» **EXERCISE PROMPT**: Reproduce the first line and every line after it, exactly, through the one containing "3.1, 4.1, 4.0];". Leave out the rest.
○ ○ ○ ○ ○ ○ ○
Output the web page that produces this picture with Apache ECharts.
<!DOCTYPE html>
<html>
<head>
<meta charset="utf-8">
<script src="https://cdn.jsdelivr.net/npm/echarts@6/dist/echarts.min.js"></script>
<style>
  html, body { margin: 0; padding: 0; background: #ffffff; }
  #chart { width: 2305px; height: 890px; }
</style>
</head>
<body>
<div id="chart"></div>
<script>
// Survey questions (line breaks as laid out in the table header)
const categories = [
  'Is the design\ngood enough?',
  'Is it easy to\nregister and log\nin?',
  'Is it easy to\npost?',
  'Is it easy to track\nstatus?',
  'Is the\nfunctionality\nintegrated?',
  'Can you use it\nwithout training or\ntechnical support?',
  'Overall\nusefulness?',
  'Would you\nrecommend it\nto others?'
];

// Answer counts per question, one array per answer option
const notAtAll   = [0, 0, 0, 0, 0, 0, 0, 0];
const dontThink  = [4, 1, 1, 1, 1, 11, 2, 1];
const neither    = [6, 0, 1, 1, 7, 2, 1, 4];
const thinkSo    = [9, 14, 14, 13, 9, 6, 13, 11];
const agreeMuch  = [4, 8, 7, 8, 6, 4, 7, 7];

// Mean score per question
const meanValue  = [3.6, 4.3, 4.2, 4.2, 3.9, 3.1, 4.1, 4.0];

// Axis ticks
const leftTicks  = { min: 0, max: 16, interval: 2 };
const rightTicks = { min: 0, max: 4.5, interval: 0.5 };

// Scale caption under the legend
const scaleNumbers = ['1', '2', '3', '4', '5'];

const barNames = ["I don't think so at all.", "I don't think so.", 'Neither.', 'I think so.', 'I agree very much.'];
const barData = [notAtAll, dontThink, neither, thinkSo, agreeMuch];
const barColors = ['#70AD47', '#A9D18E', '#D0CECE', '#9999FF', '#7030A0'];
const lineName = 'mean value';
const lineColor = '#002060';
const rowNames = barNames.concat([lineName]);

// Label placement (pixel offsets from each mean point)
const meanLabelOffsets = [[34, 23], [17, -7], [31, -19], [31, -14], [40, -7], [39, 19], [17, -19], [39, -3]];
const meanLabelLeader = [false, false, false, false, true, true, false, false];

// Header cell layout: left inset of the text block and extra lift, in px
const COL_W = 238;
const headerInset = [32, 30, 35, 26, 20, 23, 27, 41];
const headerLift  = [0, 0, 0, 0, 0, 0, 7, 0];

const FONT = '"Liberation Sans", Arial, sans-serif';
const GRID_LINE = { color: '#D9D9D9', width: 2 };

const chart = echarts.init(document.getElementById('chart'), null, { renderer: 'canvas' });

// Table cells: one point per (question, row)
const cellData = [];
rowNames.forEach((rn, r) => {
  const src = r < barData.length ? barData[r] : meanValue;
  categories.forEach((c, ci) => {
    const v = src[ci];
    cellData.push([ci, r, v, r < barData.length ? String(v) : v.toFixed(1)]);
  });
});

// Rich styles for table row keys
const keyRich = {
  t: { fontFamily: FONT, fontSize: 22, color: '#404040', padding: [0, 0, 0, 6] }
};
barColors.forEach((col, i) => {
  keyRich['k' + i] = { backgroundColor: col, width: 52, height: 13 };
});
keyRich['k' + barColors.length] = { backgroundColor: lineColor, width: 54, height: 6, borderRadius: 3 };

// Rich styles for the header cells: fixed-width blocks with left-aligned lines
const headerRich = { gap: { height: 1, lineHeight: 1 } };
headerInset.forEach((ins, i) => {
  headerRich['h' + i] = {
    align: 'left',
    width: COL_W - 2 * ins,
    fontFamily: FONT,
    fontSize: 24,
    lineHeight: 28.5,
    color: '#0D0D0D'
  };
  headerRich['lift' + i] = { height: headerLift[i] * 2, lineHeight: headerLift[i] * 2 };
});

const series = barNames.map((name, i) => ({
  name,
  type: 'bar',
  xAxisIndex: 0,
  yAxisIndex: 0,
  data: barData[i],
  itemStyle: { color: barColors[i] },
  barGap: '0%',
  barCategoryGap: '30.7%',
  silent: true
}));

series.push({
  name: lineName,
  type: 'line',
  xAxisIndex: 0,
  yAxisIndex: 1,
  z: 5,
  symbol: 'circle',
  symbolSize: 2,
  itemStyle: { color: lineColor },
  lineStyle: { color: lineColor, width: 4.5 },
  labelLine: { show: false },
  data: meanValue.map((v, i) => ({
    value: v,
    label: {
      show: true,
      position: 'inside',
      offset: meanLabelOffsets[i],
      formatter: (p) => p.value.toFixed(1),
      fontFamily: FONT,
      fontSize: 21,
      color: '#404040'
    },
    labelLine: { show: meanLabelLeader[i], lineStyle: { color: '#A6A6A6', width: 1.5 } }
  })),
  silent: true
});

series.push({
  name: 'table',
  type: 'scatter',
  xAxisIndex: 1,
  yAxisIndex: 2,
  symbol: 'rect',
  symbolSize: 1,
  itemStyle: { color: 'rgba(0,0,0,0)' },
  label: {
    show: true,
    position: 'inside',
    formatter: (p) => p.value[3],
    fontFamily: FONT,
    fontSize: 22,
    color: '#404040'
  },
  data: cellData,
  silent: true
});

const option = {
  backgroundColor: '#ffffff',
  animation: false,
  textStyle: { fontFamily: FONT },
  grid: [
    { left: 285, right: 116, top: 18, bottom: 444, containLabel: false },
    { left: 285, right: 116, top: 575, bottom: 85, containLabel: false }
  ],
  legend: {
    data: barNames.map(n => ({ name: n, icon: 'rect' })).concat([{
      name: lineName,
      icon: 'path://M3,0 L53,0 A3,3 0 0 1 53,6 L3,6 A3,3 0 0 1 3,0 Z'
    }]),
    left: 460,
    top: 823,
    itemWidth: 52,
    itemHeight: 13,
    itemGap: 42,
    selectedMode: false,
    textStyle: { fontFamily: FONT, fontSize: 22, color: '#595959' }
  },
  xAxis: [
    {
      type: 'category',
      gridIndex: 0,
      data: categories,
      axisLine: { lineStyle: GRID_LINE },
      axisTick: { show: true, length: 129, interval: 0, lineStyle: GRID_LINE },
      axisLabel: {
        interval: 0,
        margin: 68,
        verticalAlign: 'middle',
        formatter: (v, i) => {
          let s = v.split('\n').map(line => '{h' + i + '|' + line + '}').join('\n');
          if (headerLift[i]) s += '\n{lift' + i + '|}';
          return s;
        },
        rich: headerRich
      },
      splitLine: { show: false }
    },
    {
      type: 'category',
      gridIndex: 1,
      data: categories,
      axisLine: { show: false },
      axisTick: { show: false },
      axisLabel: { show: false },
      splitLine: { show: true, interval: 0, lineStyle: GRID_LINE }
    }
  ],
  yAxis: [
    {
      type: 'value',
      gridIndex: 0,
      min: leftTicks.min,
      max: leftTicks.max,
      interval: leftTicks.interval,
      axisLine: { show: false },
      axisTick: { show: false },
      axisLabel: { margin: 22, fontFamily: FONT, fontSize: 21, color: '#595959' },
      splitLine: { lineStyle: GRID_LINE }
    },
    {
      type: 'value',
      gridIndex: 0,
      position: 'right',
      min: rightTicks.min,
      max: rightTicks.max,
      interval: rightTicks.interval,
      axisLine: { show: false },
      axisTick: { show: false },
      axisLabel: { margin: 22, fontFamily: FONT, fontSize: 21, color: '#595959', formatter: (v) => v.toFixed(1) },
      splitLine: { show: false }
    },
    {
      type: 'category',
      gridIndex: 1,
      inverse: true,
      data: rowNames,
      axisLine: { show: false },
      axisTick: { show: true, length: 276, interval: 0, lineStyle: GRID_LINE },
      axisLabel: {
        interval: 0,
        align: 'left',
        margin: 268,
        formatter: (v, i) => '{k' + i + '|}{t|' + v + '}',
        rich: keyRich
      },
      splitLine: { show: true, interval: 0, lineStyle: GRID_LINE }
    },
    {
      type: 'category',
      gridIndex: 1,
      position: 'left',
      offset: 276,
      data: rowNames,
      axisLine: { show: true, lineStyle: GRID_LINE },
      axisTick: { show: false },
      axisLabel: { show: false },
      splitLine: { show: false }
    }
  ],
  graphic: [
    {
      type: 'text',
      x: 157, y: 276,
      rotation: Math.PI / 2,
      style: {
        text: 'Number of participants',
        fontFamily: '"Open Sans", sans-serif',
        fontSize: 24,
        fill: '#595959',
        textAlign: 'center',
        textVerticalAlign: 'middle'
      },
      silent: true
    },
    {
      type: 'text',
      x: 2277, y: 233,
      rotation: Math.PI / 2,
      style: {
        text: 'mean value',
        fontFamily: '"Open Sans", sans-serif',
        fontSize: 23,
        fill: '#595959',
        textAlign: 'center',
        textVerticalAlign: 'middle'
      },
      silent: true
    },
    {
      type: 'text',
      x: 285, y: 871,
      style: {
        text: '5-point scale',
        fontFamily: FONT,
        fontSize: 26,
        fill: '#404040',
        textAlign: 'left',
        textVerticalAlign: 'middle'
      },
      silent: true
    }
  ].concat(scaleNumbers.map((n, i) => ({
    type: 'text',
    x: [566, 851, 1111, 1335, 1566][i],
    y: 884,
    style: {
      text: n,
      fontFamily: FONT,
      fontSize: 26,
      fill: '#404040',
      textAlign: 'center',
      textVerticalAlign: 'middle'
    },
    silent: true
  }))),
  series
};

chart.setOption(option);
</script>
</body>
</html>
○ ○ ○ ○ ○ ○ ○
» **THE ANSWER**:
Output the web page that produces this picture with Apache ECharts.
<!DOCTYPE html>
<html>
<head>
<meta charset="utf-8">
<script src="https://cdn.jsdelivr.net/npm/echarts@6/dist/echarts.min.js"></script>
<style>
  html, body { margin: 0; padding: 0; background: #ffffff; }
  #chart { width: 2305px; height: 890px; }
</style>
</head>
<body>
<div id="chart"></div>
<script>
// Survey questions (line breaks as laid out in the table header)
const categories = [
  'Is the design\ngood enough?',
  'Is it easy to\nregister and log\nin?',
  'Is it easy to\npost?',
  'Is it easy to track\nstatus?',
  'Is the\nfunctionality\nintegrated?',
  'Can you use it\nwithout training or\ntechnical support?',
  'Overall\nusefulness?',
  'Would you\nrecommend it\nto others?'
];

// Answer counts per question, one array per answer option
const notAtAll   = [0, 0, 0, 0, 0, 0, 0, 0];
const dontThink  = [4, 1, 1, 1, 1, 11, 2, 1];
const neither    = [6, 0, 1, 1, 7, 2, 1, 4];
const thinkSo    = [9, 14, 14, 13, 9, 6, 13, 11];
const agreeMuch  = [4, 8, 7, 8, 6, 4, 7, 7];

// Mean score per question
const meanValue  = [3.6, 4.3, 4.2, 4.2, 3.9, 3.1, 4.1, 4.0];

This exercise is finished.